I really like the idea for this book and while it is still getting going, I find myself getting attached the the characters more and more. I am planning to continue reading and recomend it to any dungeon fans who may be reading this review. It updates regularily as well which is a HUGE plus in my book. The chapters are fairly long as well with only the occasional short one.
Horace, Rita, and Aiden all have a fairly good amount of backstory and development. I personally prefer Horace since he seems like the underdog. They have a good setup with Horace being the strong silent type, Aiden the charismatic idealist, and RIta the mage/leader. Additionally, I have appreciated how clean the book has been so far. A lot of litrpg books tend to be super gross towards women, but Rita seems to be an equal to the boys in her group.

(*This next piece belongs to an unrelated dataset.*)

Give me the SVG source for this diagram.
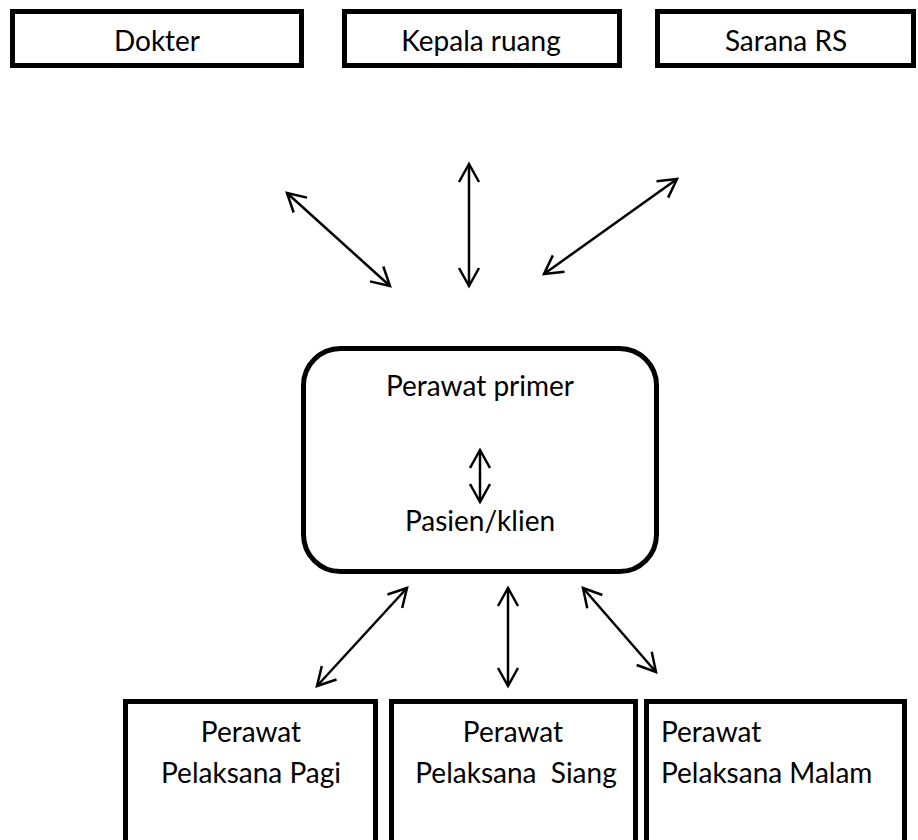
<svg xmlns="http://www.w3.org/2000/svg" width="918" height="840" viewBox="0 0 918 840">
<defs>
<style>
.box{fill:#fff;stroke:#000;stroke-width:5}
.lbl{font-family:Lato,"Open Sans","Liberation Sans",sans-serif;font-size:28px;fill:#000}
.mid{text-anchor:middle}
.con{stroke:#000;stroke-width:2.5;fill:none;marker-start:url(#ah);marker-end:url(#ah)}
</style>
<marker id="ah" markerUnits="userSpaceOnUse" viewBox="-20 -12 24 24" markerWidth="24" markerHeight="24" refX="0" refY="0" orient="auto-start-reverse">
<path d="M-18,-10 L0,0 L-18,10" fill="none" stroke="#000" stroke-width="2.5" stroke-linejoin="miter"/>
</marker>
</defs>
<rect width="918" height="840" fill="#fff"/>
<g id="dokter">
<rect class="box" x="12.5" y="11.5" width="289" height="54"/>
<text class="lbl mid" x="157" y="51">Dokter</text>
</g>
<g id="kepala-ruang">
<rect class="box" x="344.5" y="11.5" width="275" height="54"/>
<text class="lbl mid" x="481" y="51">Kepala ruang</text>
</g>
<g id="sarana-rs">
<rect class="box" x="657.5" y="11.5" width="256" height="54"/>
<text class="lbl mid" x="786" y="51">Sarana RS</text>
</g>
<g id="perawat-primer">
<rect class="box" x="303.5" y="348.5" width="353" height="223" rx="37" ry="37"/>
<text class="lbl mid" x="480" y="396">Perawat primer</text>
<text class="lbl mid" x="480" y="531">Pasien/klien</text>
</g>
<g id="pagi">
<rect class="box" x="125.5" y="701.5" width="250" height="150"/>
<text class="lbl mid" x="251" y="742">Perawat</text>
<text class="lbl mid" x="251" y="783">Pelaksana Pagi</text>
</g>
<g id="siang">
<rect class="box" x="391.5" y="701.5" width="244" height="150"/>
<text class="lbl mid" x="513" y="742">Perawat</text>
<text class="lbl mid" x="516" y="783" xml:space="preserve">Pelaksana  Siang</text>
</g>
<g id="malam">
<rect class="box" x="646.5" y="701.5" width="258" height="150"/>
<text class="lbl" x="661" y="742">Perawat</text>
<text class="lbl" x="661" y="783">Pelaksana Malam</text>
</g>
<g id="connectors">
<line class="con" x1="287" y1="193" x2="390" y2="286"/>
<line class="con" x1="469" y1="164" x2="469" y2="286"/>
<line class="con" x1="677" y1="179" x2="544" y2="274"/>
<line class="con" x1="480" y1="450" x2="480" y2="502"/>
<line class="con" x1="407" y1="588" x2="317" y2="686"/>
<line class="con" x1="508" y1="588" x2="508" y2="686"/>
<line class="con" x1="583" y1="588" x2="656" y2="672"/>
</g>
</svg>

The setting is less clear than I would like, but I think the writer is doing that intentionally so I am forgiving in my score for that category as I think the idea of dungeons slowly taking over the world and humanity having to fight back to keep control.
The writing itself started out a bit bad, but I did notice the author imporving on the chapters as I read back to catch up which has made it much better and deserving of my 4.5 stars. For a first time author on royal road the writer is doing really well and everything is quite clear if not all that detailed yet.